Although the U.S. Army has ramped up its cleanup efforts at Badger and has recently begun to communicate more clearly and often with community stakeholders, some people are frustrated and tired of waiting.
Town of Merrimac Administrator Tim McCumber said he isn’t satisfied with the Army’s response so far.
“The Army not only reneged on their proposed water system, their work to complete another risk assessment has taken us back 10 years in the progress they were making,” McCumber said.
According to Sen. Baldwin’s office, the Army didn’t say construction and temporary operation of a municipal drinking water system was outside the scope of possibilities, but that the administrative process steps required by law and Army regulations to determine a final cleanup remedy — including a drinking water system — were not taken. However, once those steps are taken and data is collected by the Army, it could result in the selection of a drinking water system.
However, the language used by J. Randall Robinson, acting assistant secretary for the Army in a letter in April last year to Baldwin led many people to believe the Army was backing out of its promise permanently. In it, Randall states Army representatives “acted prematurely and beyond their area of authority. As a result, providing a drinking water system would be inconsistent with our authority under the Defense Environmental Restoration program.”
In addition, Cathy Kropp, Environmental PA Specialist with the U.S. Army Environmental Command, said, “A municipal drinking water system is no longer being considered as a remedial alternative ...” in a statement to the Eagle June 25.
“The Army is evaluating remedial alternatives in accordance with the Comprehensive Environmental Response, Compensation and Liability Act process and the Defense Environmental Restoration Program,” Kropp said.
Baldwin said while the plan to reclaim the land for conservation, recreation, research and education is nearing realization, there are still cleanup issues the Army still needs to address.
“I am continuing to work to ensure that the Army meets its obligations to the community and delivers on the vision that stakeholders agreed upon for the future of the site,” Baldwin said. “I am pleased that our collective hard work and persistence has paid off over the years and we’ve made progress on long standing problems.
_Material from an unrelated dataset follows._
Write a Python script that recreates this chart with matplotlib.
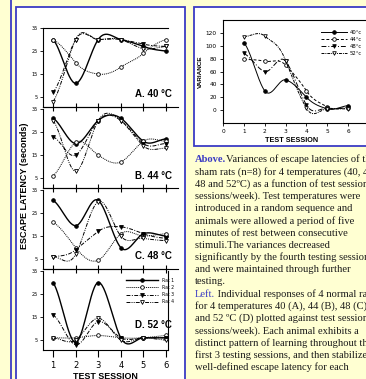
import numpy as np
import matplotlib
matplotlib.use("Agg")
import matplotlib.pyplot as plt
from matplotlib.patches import Rectangle

# ---------------- data ----------------
sessions = [1, 2, 3, 4, 5, 6]
rat_labels = ["Rat 1", "Rat 2", "Rat 3", "Rat 4"]
panel_titles = ["A. 40 °C", "B. 44 °C", "C. 48 °C", "D. 52 °C"]

lat_40 = [[30, 11, 30, 30, 27, 25],
          [30, 20, 15, 18, 24, 30],
          [7, 30, 30, 30, 28, 27],
          [3, 30, 30, 30, 26, 27]]
lat_44 = [[31, 20, 30, 31, 21, 22],
          [6, 20.5, 15, 12, 21, 21],
          [23, 15, 30, 30, 20, 20],
          [30, 8, 30, 30, 19, 18]]
lat_48 = [[30.5, 19.5, 30.5, 10, 16, 15],
          [21, 10, 4.5, 16, 15, 16],
          [6, 9, 17, 19, 16, 14],
          [6, 7, 30, 15, 14, 13]]
lat_52 = [[30, 4, 30, 6, 6, 6],
          [6, 6, 7, 6, 6, 7],
          [16, 3, 13, 6, 6, 6],
          [6, 5, 14.5, 5, 6, 5]]
latency_yticks = [5, 15, 25, 35]

var_labels = ["40°c", "44°c", "48°c", "52°c"]
var_40 = [105, 30, 47, 20, 2, 7]
var_44 = [79, 76, 70, 30, 5, 4]
var_48 = [88, 60, 76, 8, 3, 3]
var_52 = [114, 115, 77, 3, 2, 2]
var_yticks = [0, 20, 40, 60, 80, 100, 120]
var_xticks = [0, 1, 2, 3, 4, 5, 6]

caption_lines = [
    ("Above.", "Variances of escape latencies of the"),
    ("", "sham rats (n=8) for 4 temperatures (40, 44,"),
    ("", "48 and 52ºC) as a function of test sessions (2"),
    ("", "sessions/week). Test temperatures were"),
    ("", "introduced in a random sequence and"),
    ("", "animals were allowed a period of five"),
    ("", "minutes of rest between consecutive"),
    ("", "stimuli.The variances decreased"),
    ("", "significantly by the fourth testing session"),
    ("", "and were maintained through further"),
    ("", "testing."),
    ("Left.", " Individual responses of 4 normal rats"),
    ("", "for 4 temperatures 40 (A), 44 (B), 48 (C),"),
    ("", "and 52 ºC (D) plotted against test sessions (2"),
    ("", "sessions/week). Each animal exhibits a"),
    ("", "distinct pattern of learning throughout the"),
    ("", "first 3 testing sessions, and then stabilizes a"),
    ("", "well-defined escape latency for each"),
]

# ---------------- helpers ----------------
W, H = 366, 379
fig = plt.figure(figsize=(W / 100, H / 100), dpi=100)
YELLOW = "#FFFFD2"
BLUE = "#3B3BC4"
fig.patch.set_facecolor(YELLOW)


def px_axes(x0, y0, x1, y1, z=1):
    ax = fig.add_axes([x0 / W, 1 - y1 / H, (x1 - x0) / W, (y1 - y0) / H])
    ax.set_zorder(z)
    return ax


def smooth(xs, ys, n=30, k=0.25):
    P = np.column_stack([np.asarray(xs, float), np.asarray(ys, float)])
    out = []
    for i in range(len(P) - 1):
        p0 = P[i - 1] if i > 0 else P[i]
        p1, p2 = P[i], P[i + 1]
        p3 = P[i + 2] if i + 2 < len(P) else P[i + 1]
        kk1 = k if i > 0 else k * 2 / 3
        kk2 = k if i + 2 < len(P) else k * 2 / 3
        c1 = p1 + (p2 - p0) * kk1
        c2 = p2 - (p3 - p1) * kk2
        c1[0] = p1[0] + (p2[0] - p1[0]) / 3
        c2[0] = p2[0] - (p2[0] - p1[0]) / 3
        t = np.linspace(0, 1, n)[:, None]
        seg = (1 - t) ** 3 * p1 + 3 * (1 - t) ** 2 * t * c1 + 3 * (1 - t) * t ** 2 * c2 + t ** 3 * p2
        out.append(seg if i == 0 else seg[1:])
    s = np.vstack(out)
    return s[:, 0], s[:, 1]


# ---------------- background / frames ----------------
bg = px_axes(0, 0, W, H, z=0)
bg.set_xlim(0, W)
bg.set_ylim(H, 0)
bg.axis("off")
bg.plot([10.5, 10.5], [0, H], color=BLUE, lw=1.3)
bg.add_patch(Rectangle((15.5, 6.5), 169.5, 400, facecolor="white", edgecolor=BLUE, lw=1.3))
bg.add_patch(Rectangle((193.5, 6.5), 220, 139.5, facecolor="white", edgecolor=BLUE, lw=1.3))

# ---------------- caption ----------------
y0_txt, dy_txt = 162.5, 12.2
for i, (head, body) in enumerate(caption_lines):
    y = y0_txt + i * dy_txt
    if head:
        t = bg.text(195, y, head, family="Liberation Serif", fontsize=7.6, color=BLUE,
                    fontweight="bold" if head == "Above." else "normal", va="baseline")
        bg.annotate(body, xy=(1, 0), xycoords=t, va="bottom", ha="left",
                    family="Liberation Serif", fontsize=7.6, color="#1a1a1a",
                    annotation_clip=False)
    else:
        bg.text(195, y, body, family="Liberation Serif", fontsize=7.6, color="#1a1a1a",
                va="baseline")

# ---------------- left stacked panels ----------------
rat_styles = [
    dict(ls="-", lw=1.0, marker="o", mfc="black", ms=2.6),
    dict(ls=(0, (1, 1)), lw=0.7, marker="o", mfc="white", ms=2.6),
    dict(ls=(0, (4, 1.5, 1, 1.5)), lw=0.7, marker="v", mfc="black", ms=2.8),
    dict(ls=(0, (4, 1.2, 1, 1.2, 1, 1.2)), lw=0.7, marker="v", mfc="white", ms=2.8),
]
panels = [lat_40, lat_44, lat_48, lat_52]
tops = [28, 109, 190, 271]
label_y = [94, 176, 256, 325]
for p, (data, top) in enumerate(zip(panels, tops)):
    ax = px_axes(43, top, 168, top + 79, z=2)
    ax.set_facecolor("none")
    ax.set_xlim(0.558, 6.09)
    ax.set_ylim(0.7, 35)
    for r, series in enumerate(data):
        st = rat_styles[r]
        sx, sy = smooth(sessions, series)
        ax.plot(sx, sy, color="black", ls=st["ls"], lw=st["lw"], clip_on=False,
                solid_capstyle="butt")
        ax.plot(sessions, series, ls="none", marker=st["marker"], mfc=st["mfc"],
                mec="black", mew=0.6, ms=st["ms"], clip_on=False, label=rat_labels[r])
    ax.set_yticks(latency_yticks)
    ax.set_yticklabels([str(v) for v in latency_yticks])
    ax.tick_params(axis="y", direction="out", length=2.5, width=0.6, labelsize=3.6, pad=1)
    ax.set_xticks(sessions)
    for s in ax.spines.values():
        s.set_linewidth(0.8)
    ax.spines["right"].set_visible(p == 3)
    ax.spines["top"].set_visible(p == 0)
    if p < 3:
        ax.tick_params(axis="x", direction="inout", length=6, width=0.8, labelbottom=False)
        ax.axhline(0.7, xmin=0, xmax=(178 - 43) / 125, color="black", lw=0.8, clip_on=False)
    else:
        ax.tick_params(axis="x", direction="out", length=5, width=0.8, labelsize=6, pad=3)
        ax.set_xlabel("TEST SESSION", fontsize=6.4, fontweight="bold", labelpad=1.5,
                      family="Liberation Sans")
        ax.legend(handles=[
            plt.Line2D([], [], color="black", ls=rat_styles[i]["ls"], lw=rat_styles[i]["lw"],
                       marker=rat_styles[i]["marker"], mfc=rat_styles[i]["mfc"], mec="black",
                       mew=0.6, ms=rat_styles[i]["ms"]) for i in range(4)],
            labels=rat_labels, loc="upper left", bbox_to_anchor=((126 - 43) / 125, 1 - (278 - top) / 79),
            frameon=False, fontsize=3.3, handlelength=7, labelspacing=0.45, handletextpad=0.8,
            borderpad=0, borderaxespad=0)
    bg.text(172, label_y[p], panel_titles[p], ha="right", va="center", fontsize=7.0,
            fontweight="bold", family="Liberation Sans", zorder=5)

bg.text(25, 186, "ESCAPE LATENCY (seconds)", rotation=90, ha="center", va="center",
        fontsize=6.5, fontweight="bold", family="Liberation Sans")

# ---------------- right variance chart ----------------
axr = px_axes(223, 20, 369, 123, z=2)
axr.set_facecolor("none")
axr.set_xlim(0, 7)
axr.set_ylim(-20, 140)
var_styles = [
    dict(ls="-", marker="o", mfc="black"),
    dict(ls=(0, (3, 2)), marker="o", mfc="white"),
    dict(ls=(0, (5, 2, 1, 2)), marker="v", mfc="black"),
    dict(ls=(0, (3, 1, 1, 1)), marker="v", mfc="white"),
]
handles = []
for series, st, lab in zip([var_40, var_44, var_48, var_52], var_styles, var_labels):
    sx, sy = smooth(sessions, series)
    axr.plot(sx, sy, color="black", ls=st["ls"], lw=0.7)
    axr.plot(sessions, series, ls="none", marker=st["marker"], mfc=st["mfc"], mec="black",
             mew=0.6, ms=2.6)
    handles.append(plt.Line2D([], [], color="black", ls=st["ls"], lw=0.7, marker=st["marker"],
                              mfc=st["mfc"], mec="black", mew=0.6, ms=2.6))
axr.legend(handles, var_labels, loc="upper left", bbox_to_anchor=((321 - 223) / 146, 1 - (30 - 20) / 103),
           frameon=False, fontsize=3.8, handlelength=5, labelspacing=0.35, handletextpad=0.4,
           borderpad=0, borderaxespad=0)
axr.set_yticks(var_yticks)
axr.set_xticks(var_xticks)
axr.tick_params(direction="out", length=2.5, width=0.6, labelsize=4.2, pad=2)
for s in axr.spines.values():
    s.set_linewidth(0.8)
axr.set_ylabel("VARIANCE", fontsize=4.6, fontweight="bold", family="Liberation Sans", labelpad=2)
bg.text(292, 141, "TEST SESSION", ha="center", va="center", fontsize=5.2, fontweight="bold",
        family="Liberation Sans")

fig.savefig("out.png", dpi=100, facecolor=YELLOW)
I remain committed to keeping the Army on task relative to its cleanup responsibilities at Badger Ammo, including ensuring clean drinking water and sediment cleanup.”
Laura Olah, executive director for Citizens for Safe Water Around Badger, said the municipal water system would have replaced the need for the Army to continue to test the groundwater around Badger. Because the Army has stated that is no longer being considered for remediation, Olah insists it doesn’t remove the Army’s responsibility.
Additionally, Olah questioned why testing for other potential contaminates – known human carcinogens such as PFAS — man-made chemicals that don’t break down in the human body an accumulate leading to adverse human health effects and Dioxane — isn’t being conducted along with other testing.
Kropp said the Army is in the process of reviewing and identifying potential sites where PFAS releases may have occurred, and based on those results, the Army will decide whether sampling is appropriate.
“If testing identifies drinking water sources above the EPA’s Lifetime Health Advisory level, the Army will take necessary actions to eliminate exposure to drinking water greater than the Lifetime Health Advisory level,” Kropp said.
McCumber said the drinking water system was the most practical way to proceed.
“The Army estimated they would spend nearly $80 million in taxpayer money treating the water and testing all of the wells,” he said. “Their proposal to build a water system was at least a $50 million savings over the same time period by constructing the system, shutting down the treatment plant and reducing testing to just monitoring the existing contamination plumes.”
The USGS is expected to present its findings at a future public information meeting, and once the results of the Human Health Risk Assessment have been presented to the Wisconsin Department of Natural Resources, those results will also be made public.